Такие пьесы – особая, достаточно узкая область драматургии. Это в основном философские притчи, и условность их сюжета требует такой же условности актерской пластики. В драмах же традиционных, психологических пластика чаще всего не выражает всей концепции вещи, а служит скорее точному раскрытию характера роли через верно найденный штрих, деталь.
Бывают талантливые актеры, как говорят, от Бога одаренные, – они могут, сами того не осознавая, создать выразительнейший пластический образ. Но если такой актер не понимает смысла того, что делает – а подобные актеры есть, и в театральной среде они достаточно известны, – то уровень его актерских работ будет колебаться от триумфа до провала, от блистательного успеха до безнадежной неудачи, да и внутри роли все будет выстроено неровно.
У актера, способного критически разбираться в своей работе, такого рода перепадов не будет, даже если его природный талант не столь велик. Вероятность его провала неизмеримо меньше. Речь идет о вкусе. Он необходим актеру, но порой случается, что и мешает, что актер оказывается его пленником. И тогда, сознательно или бессознательно, он следует предписаниям «хорошего вкуса» – он внутренне усвоил, что «правильно» и что «неправильно». А может быть, именно в «неправильном», что всегда считалось как бы за гранью искусства, и таится «неведомое», то, что еще не найдено, что еще только ждет своего открытия.
Создание пластического рисунка – это не просто повторение увиденного в жизни. Это поиск, отбор художественно осмысленного жеста, единственного из всех возможных. Причем такой жест может даже противоречить нашему бытовому представлению о достоверности. Легче подражать интонациям, чем движениям, но движения воздействуют сильнее.
Режиссер Ежи Кавалерович в одном своем интервью очень любопытно рассказывал о работе над фильмом «Фараон». В числе прочего ему пришлось немало помучиться с самой элементарной проблемой: каким движением герои могут выражать любовь? Поцелуя древние египтяне не знали – так считают специалисты, и ни на одном из памятников живописи тех времен ничего подобного не изображено. Правда, Кавалерович все же разыскал один барельеф, изображающий мать, вроде бы целующую своего ребенка, но египтологи объяснили, что таким способом в те времена кормили младенцев, а поцелуй заменяло, по всей видимости, нечто вроде обнюхивания. Модернизировать эпоху Кавалерович не хотел – в этом случае древние египтяне стали бы походить на людей с пляжа, обмотавших бедра полотенцами. Воспроизведение исторически достоверного обнюхивания дало бы эффект сугубо комический. Режиссер избрал третий путь, который вполне оправдался, – путь стилизации. Свою любовь герои выражают сближающимся движением поднятых рук: это и не современный жест, и не старинный. Это жест вымышленный, но он свободно вписывается в ту обобщенно-условную среду, в которую погружено действие фильма.
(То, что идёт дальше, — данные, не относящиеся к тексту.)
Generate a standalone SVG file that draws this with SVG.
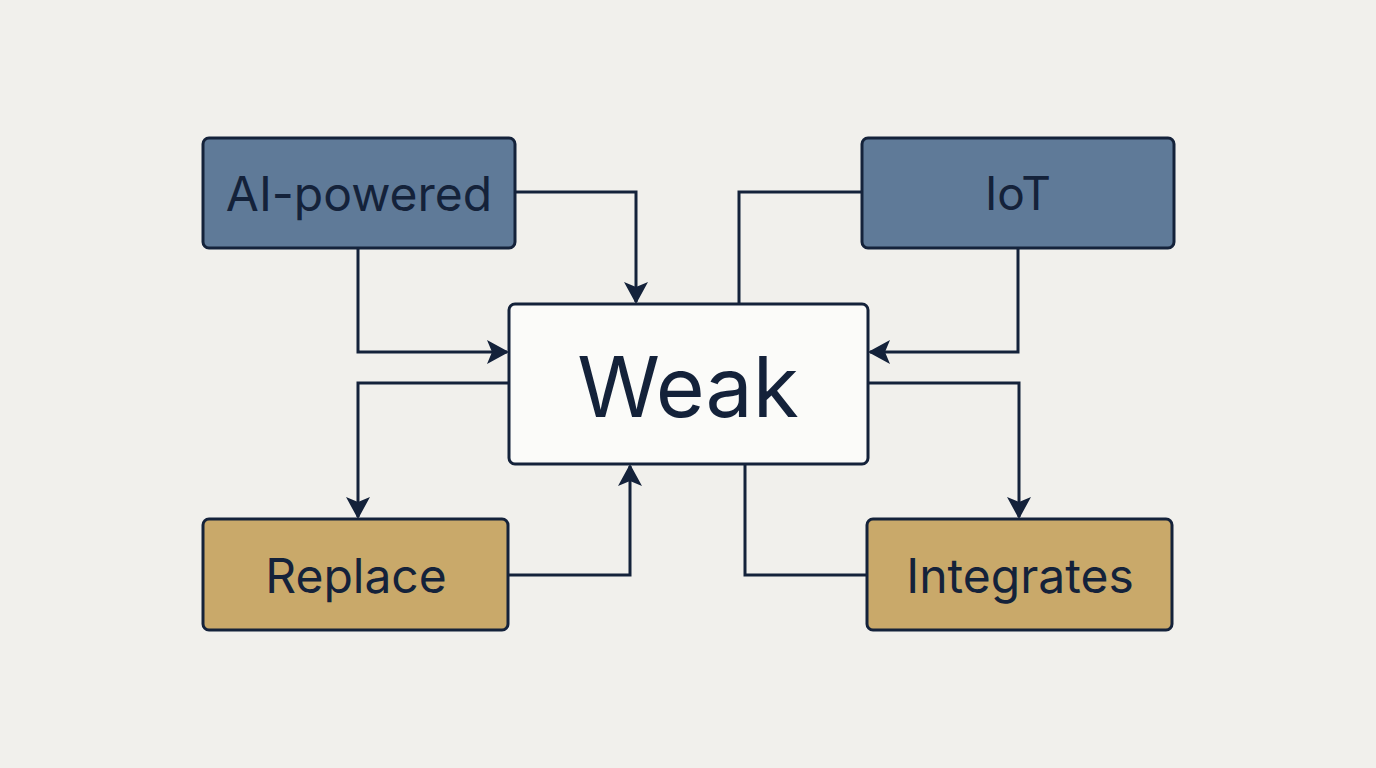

Вообще роль пластики условной, антинатуралистической, сознательно уходящей от житейского правдоподобия, очень велика. Такая пластика ставит своей прямой целью создание образа, то есть того, что имеет не только привычный, обыденный смысл, но оказывается шире его, открывает за его гранью какие-то гораздо более глубокие, емкие категории.
После просмотра фильма Игоря Таланкина «Чайковский» я несколько раз слышала от музыкантов-профессионалов, что в сцене исполнения Шестой симфонии Смоктуновский работает неправильно: нельзя начинать дирижировать тем взмахом руки, который делает он. А по-моему, этот жест гениален. Чайковский движением руки как будто поднимает оркестрантов с мест, притягивает их к себе, берет в союзники, сотворцы созданной им музыки. И какое имеет значение, что это движение не соответствует правилам дирижерской техники! Этот взмах руки впечатался в мою память.
Вспоминая виденные мною спектакли, я обнаружила странное свойство: мне вспоминаются жесты. Причем жесты и пластика, идущие как бы вразрез с происходящим на сцене. С детства помню Гоголеву в «Макбете», когда она проходила через всю сцену в белом платье, с вытянутыми перед собой руками и странно терла друг о друга кисти. «Леди долго руки мыла, / Леди крепко руки терла. / Эта леди не забыла / Окровавленного горла», – писал Ходасевич.
Помню странный танец Александра Лазарева в «Иркутской истории», помню трогательную, застывшую у портала фигурку Ольги Яковлевой с прижатым к груди бумажным змеем из «Месяца в деревне» – единственное, что у нее осталось, когда рабочие сцены уже разбирали декорации, а публика должна была расходиться по домам, но все сидели молча на своих местах…
Это жесты, выражающие определенное душевное движение. Точно найденные знаки, которые впечатались в мою зрительскую память.